A Real Economy publication

Health care industry outlook

May 21, 2024

Key takeaways

Health care providers must understand the risks of added reliance on technology.

Health care deal volume in the first quarter was the lowest since the second quarter of 2020.

Health care organizations must address the patient journey while also navigating financial challenges.

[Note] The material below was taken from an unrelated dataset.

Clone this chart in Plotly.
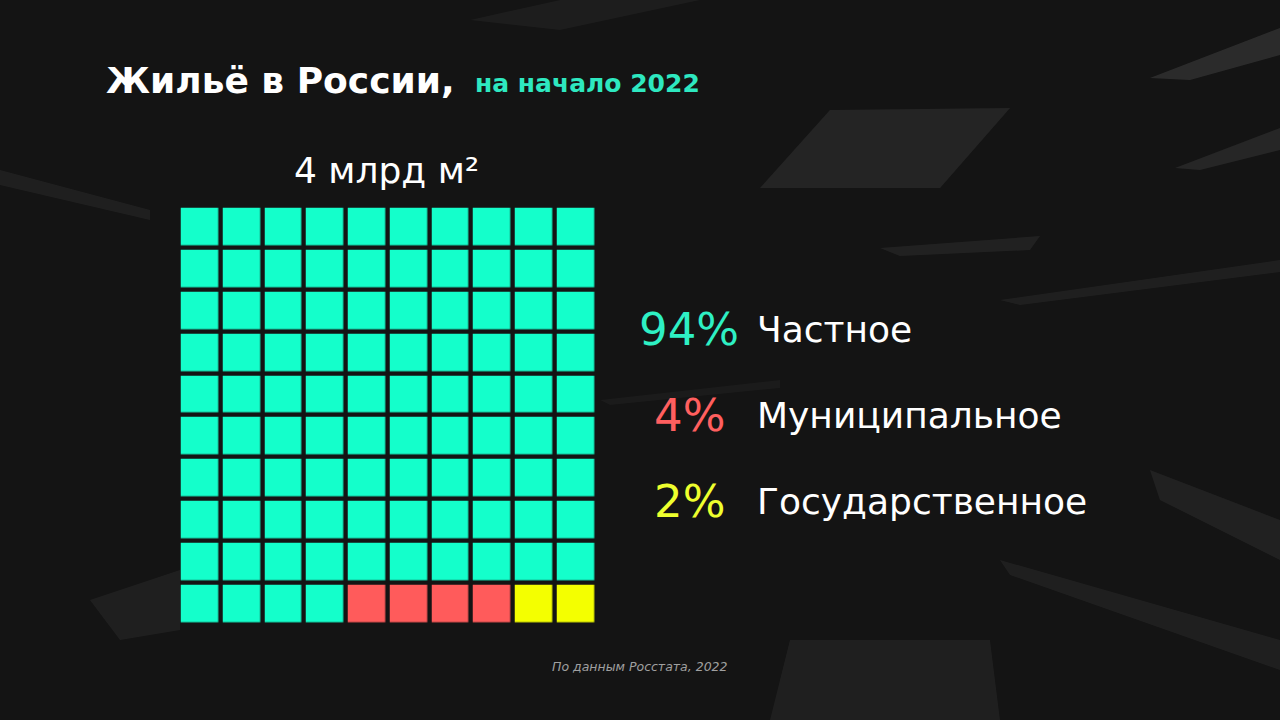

Health care trend #1: Cybersecurity

Health care organizations are investing in advanced technologies like cloud-based infrastructures, EMR systems, ERP platforms, and AI to meet rising patient demand. This trend is expected to grow, especially in cloud services, as shown by the revenue growth of major cloud providers. However, expanding digital infrastructure increases cybersecurity risks, exemplified by the recent Change Healthcare cyberattack, which caused significant operational disruptions. Regulatory bodies are responding with stricter cybersecurity regulations. To mitigate risks, health care organizations should enhance business continuity planning, improve cyber insurance standards, ensure third-party risk management transparency, and assess vendor safeguards for sensitive data.

Health care trend #2: Deal making

In Q1, health care services deal volume dropped to its lowest since mid-2020 due to high interest rates and industry pressures like reimbursement, labor costs, and regulatory scrutiny. Rising debt costs and labor costs outpacing reimbursement growth continue to squeeze margins and hinder dealmaking. Increasing regulatory scrutiny adds further challenges, with more states requiring transaction notifications and approvals. Investors are shifting to "health care lite" sectors such as practice management technology and suppliers. Over 75% of recent health care investments and 30% of deal volume are in these areas. Private equity firms have raised $78 billion in new buyout funds and have $123 billion in dry powder, with more funds expected in 2024, focusing on health care lite sectors to mitigate risks.

Health care trend #3: Technologies

AI revolutionizes health care by processing medical data for accurate diagnosis, prediction, and treatment. It streamlines patient engagement, reducing wait times and improving satisfaction. The AI health care market is projected to reach $187 billion by 2030, transforming medical operations with predictive analytics for proactive care. To address workforce shortages, organizations should invest in AI strategies like virtual consultations and ongoing training. This not only bridges the labor gap but also attracts skilled providers, fostering organizational growth. Continuous investment in capabilities and a patient-centric culture is crucial for streamlined processes and effective care integration.